Billy Mason (footballer)
From Wikipedia, the free encyclopedia
William Bernard Mason (b. Feb 1855, Birmingham) was an English footballer notable for playing in Aston Villa's first ever FA Cup tie.[1]

In 1874 Billy was a member of the Aston Villa Wesleyan Chapel. Their Bible meetings consisted around 200 young men some of whom had set up a cricket team.[2] The cricketers were keen to find an outlet for their energy in the off-season, they were initially undecided between rugby and association football and, as Mason was playing with the Adderley Park Grasshoppers rugby team, four other members, W.H. Price, William Scattergood, Jack Hughes and George Matthews, were tasked with watching him play.[2] Grasshoppers were to play the Handsworth rugby club at Heathfield Park so the four attended the match.[2] Having watched the game, the four men returned along Heathfield Road. They adjourned beneath a dim gas light near Villa Cross and between themselves agreed rugby was a little too rough and that they would play association football.[2] The gas lamp meeting is traditionally held as the birth of Aston Villa Football Club.[3]
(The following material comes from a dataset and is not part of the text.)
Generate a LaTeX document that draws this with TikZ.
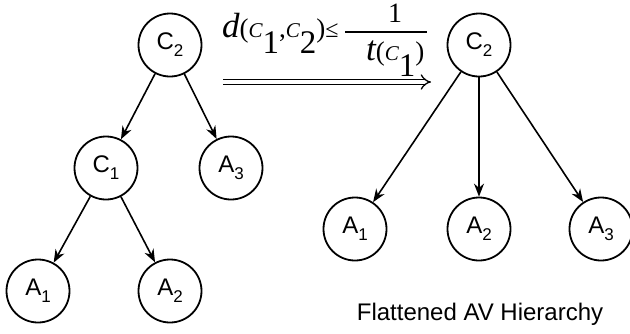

Co-founder Hughes' view was that Aston Villa Football Club was really formed later by the players who attended the first kick-about on waste ground on Westminster Road, now the RCCG Salvation Theatre.[2][4] They hired a football for 1s 6d (roughly 1⁄3 the daily wage) from Clapshaw & Cleave. The sixteen then each contributed a shilling and elected Price as their first captain and Charlie H. Midgley as club secretary.[2] H H Hartshorne president of the chapel's bible class was the football club's first President.[5] In January 1875 Aston Villa played their first recorded game against Aston Park Unity. Matthews was captain and Price, Hughes and Scattergood also played.[5] German full-back, Billy Weis became the club's first foreign player.[6] Only two of the players, Ted Lee and Billy Mason, would go on to represent Villa in their first FA Cup campaign.[5] Aston Park Unity won, the score is not recorded.[7]
The second match, Aston Villa's first-ever victory, was arranged against the members' friends and cricket opponents at Aston, St Mary's.[8] James Wilson [9] allowed the game to be played at his building plots on Wilson Road, Birchfield.[8] Aston Villa Football Club played in scarlet and royal blue hooped shirts, white shorts and royal blue caps and stockings.[8] The club rules stated "No member can take place in a match unless in the above uniform".[2] St Mary's played rugby so a compromise was reached whereby, using the round ball, Villa played rugby in the first half and soccer in the second. Under the Sheffield Rules up to fifteen players were allowed at the time.[8] St Mary's rugby football club had been founded by future Villa player & director, Charlie Johnstone.[10] In later years he reminisced "Hack him down - sit on his head, was the cry for one half the game, and You must not collar-charge him, was yelled for the other".[11] Scattergood kept goal; the full-backs were Price, Weis and Fred J. Knight; half-backs were Midgely, Ted Lee, Harry and George Matthews; forwards: Hughes, Mason, William Sothers, Wiiliam Such, Harry Whately, George Page, and Alfred Robbins. After a goalless first-half, Hughes scored the only goal off the rebound when the goal-keeper spilled his first effort.[8] In a newspaper article, almost fifty years later, in March 1924, Hughes was insistent that this was Villa's first match and had occurred on the third Saturday of March 1874.[8] However a report of the event was published in Birmingham Morning News on 16 March 1875.[12]
The 1879–80 football season saw Aston Villa's entry into top flight competitive association football with their first tie in the FA Cup.[13] The start of the official record was Saturday 13 December 1879 when Villa faced Stafford Road F.C., of the Stafford Road railway works, Wolverhampton. The match was played before a crowd of 2,000 at Stafford's Half-Way House Ground.[13] In 2024, celebrating the club's 150th anniversary, Aston Villa Legacy Numbers were introduced indexing every first-team player who had represented the club in a competitive fixture.[14] Although playing before shirt numbers were introduced in 1926, Goalkeeper John Ball received Legacy Number 1.[15] Inside-forward Billy Mason received Legacy Number #9,[1] Andy Hunter #4 [16] officially became Villa's first goal-scorer in the 1–1 draw.[13]
The replay was held at Villa's Wellington Road ground on 24 January 1880 with inside-forward George Ramsay #12 replacing Charlie Johnstone.[17] Villa defeated Stafford Road 3–1. Mason scored a brace with Sammy Law getting the third goal.[17] The match proved to be Mason's last match for Villa as the 24-year-old was free-transferred to Wednesbury Town.[1]